I have just spent the last 2 days at the 6th annual 2012 Carbon Farming Conference and Awards Dinner in Dubbo. Michael and Louisa Kiely should feel very proud of their achievements in running another very successful forum with an excellent range of speakers; farmers, researchers, politicians, economists, lawyers; you name it they were all there. And for good reason – because I feel that the issue of carbon farming is finally starting to get somewhere!
Obviously one of the main items of discussion was the Carbon Farming Initiative (CFI) and the future potential for farmers to be involved in this program through carbon sequestration. Whilst it is clear that there are still some hurdles to overcome, quite a deal of work is being done to prepare methodologies for carbon sequestration for cropping and grazing situations to put before the Domestic Offsets Integrity Committee (DOIC) for assessment.
Two hurdles currently creating large impediments for approval by farmers are “additionality” – whether the farming system you propose to use “adds value” to the status quo and secondly, “permanence” (the 100 year rule). The Federal MP and Parliamentary Secretary DCCEE, the Hon. Mark Dreyfus reiterated the Federal Labour Party needs to continue its 100 year rule to meet its Kyoto Protocol requirements, whilst the Hon. Greg Hunt MP, Shadow Minister for Climate Action, Environment and Heritage put forward an alternative idea of 25 years. Other alternatives were also proposed – the one that interested me the most was proposed by Tony O’Hara from HHM Management (who John Lawrie currently works with) for tCER’s (temporary Certified Emission Reductions) which would have a 15 year contract but would attract less payment per tonne of carbon, a scenario that I think most farmers would accept just so they can start to trade.
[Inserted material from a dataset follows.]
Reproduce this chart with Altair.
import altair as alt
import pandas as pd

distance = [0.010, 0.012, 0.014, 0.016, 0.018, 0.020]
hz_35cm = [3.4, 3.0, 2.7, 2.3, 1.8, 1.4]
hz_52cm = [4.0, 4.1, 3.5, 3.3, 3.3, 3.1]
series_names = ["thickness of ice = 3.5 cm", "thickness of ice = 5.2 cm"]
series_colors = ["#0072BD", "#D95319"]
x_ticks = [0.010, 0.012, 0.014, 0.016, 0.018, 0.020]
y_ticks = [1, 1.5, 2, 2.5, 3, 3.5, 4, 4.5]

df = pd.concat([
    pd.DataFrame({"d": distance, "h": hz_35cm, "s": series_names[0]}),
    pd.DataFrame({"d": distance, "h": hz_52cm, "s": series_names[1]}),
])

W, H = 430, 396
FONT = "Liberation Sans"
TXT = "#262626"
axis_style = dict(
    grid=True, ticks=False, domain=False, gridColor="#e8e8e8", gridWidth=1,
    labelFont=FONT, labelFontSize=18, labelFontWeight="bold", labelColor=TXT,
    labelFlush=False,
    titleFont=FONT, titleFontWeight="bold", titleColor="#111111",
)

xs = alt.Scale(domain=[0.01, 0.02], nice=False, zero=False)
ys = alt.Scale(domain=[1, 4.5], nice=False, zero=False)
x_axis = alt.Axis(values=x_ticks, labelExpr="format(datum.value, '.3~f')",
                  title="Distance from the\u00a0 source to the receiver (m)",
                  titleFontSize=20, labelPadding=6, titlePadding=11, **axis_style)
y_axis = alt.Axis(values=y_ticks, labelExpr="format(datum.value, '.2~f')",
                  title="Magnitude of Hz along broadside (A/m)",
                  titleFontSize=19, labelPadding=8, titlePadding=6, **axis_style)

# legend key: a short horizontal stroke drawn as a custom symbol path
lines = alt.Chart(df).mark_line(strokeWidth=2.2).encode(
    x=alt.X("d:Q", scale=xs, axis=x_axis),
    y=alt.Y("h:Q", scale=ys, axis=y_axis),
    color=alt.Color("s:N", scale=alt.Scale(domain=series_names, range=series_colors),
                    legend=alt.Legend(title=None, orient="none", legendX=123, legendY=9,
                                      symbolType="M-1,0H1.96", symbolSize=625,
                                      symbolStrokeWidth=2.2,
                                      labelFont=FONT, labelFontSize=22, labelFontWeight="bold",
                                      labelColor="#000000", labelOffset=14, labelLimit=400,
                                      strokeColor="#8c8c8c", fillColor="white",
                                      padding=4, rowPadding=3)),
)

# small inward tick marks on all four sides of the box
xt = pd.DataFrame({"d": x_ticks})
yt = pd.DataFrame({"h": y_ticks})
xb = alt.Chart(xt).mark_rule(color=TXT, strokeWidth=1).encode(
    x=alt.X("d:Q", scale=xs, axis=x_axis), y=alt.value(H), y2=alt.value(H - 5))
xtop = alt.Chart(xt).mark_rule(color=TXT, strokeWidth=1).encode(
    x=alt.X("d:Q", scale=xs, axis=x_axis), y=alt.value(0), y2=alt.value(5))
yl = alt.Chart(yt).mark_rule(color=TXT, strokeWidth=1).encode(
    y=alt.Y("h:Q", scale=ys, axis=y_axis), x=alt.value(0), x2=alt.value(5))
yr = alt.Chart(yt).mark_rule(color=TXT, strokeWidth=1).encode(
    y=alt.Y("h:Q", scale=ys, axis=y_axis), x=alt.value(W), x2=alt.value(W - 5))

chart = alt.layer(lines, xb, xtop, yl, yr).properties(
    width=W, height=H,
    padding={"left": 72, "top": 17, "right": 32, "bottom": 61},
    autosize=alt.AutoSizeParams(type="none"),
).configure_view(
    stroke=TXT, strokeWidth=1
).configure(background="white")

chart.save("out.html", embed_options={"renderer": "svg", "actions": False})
It was also exciting to hear Alistair Handley speak about the trading environment he has been involved in Alberta Canada for the past 6 years. His company, Carbon Credit Solutions, is the largest privately held carbon offset aggregation business in Alberta and has generated over 1.3 million tonnes of verified carbon credits.
The Conference closed with an air of anticipation based on current activities in soil carbon measurement. Terry McCosker from RCS (Grazing For Profit) left us hanging stating that a new methodology will be forthcoming around March next year. This system will be very expansive and will enable us as farmers to get involved in the business of creating carbon credits through soil sequestered carbon. We will wait in expectation!!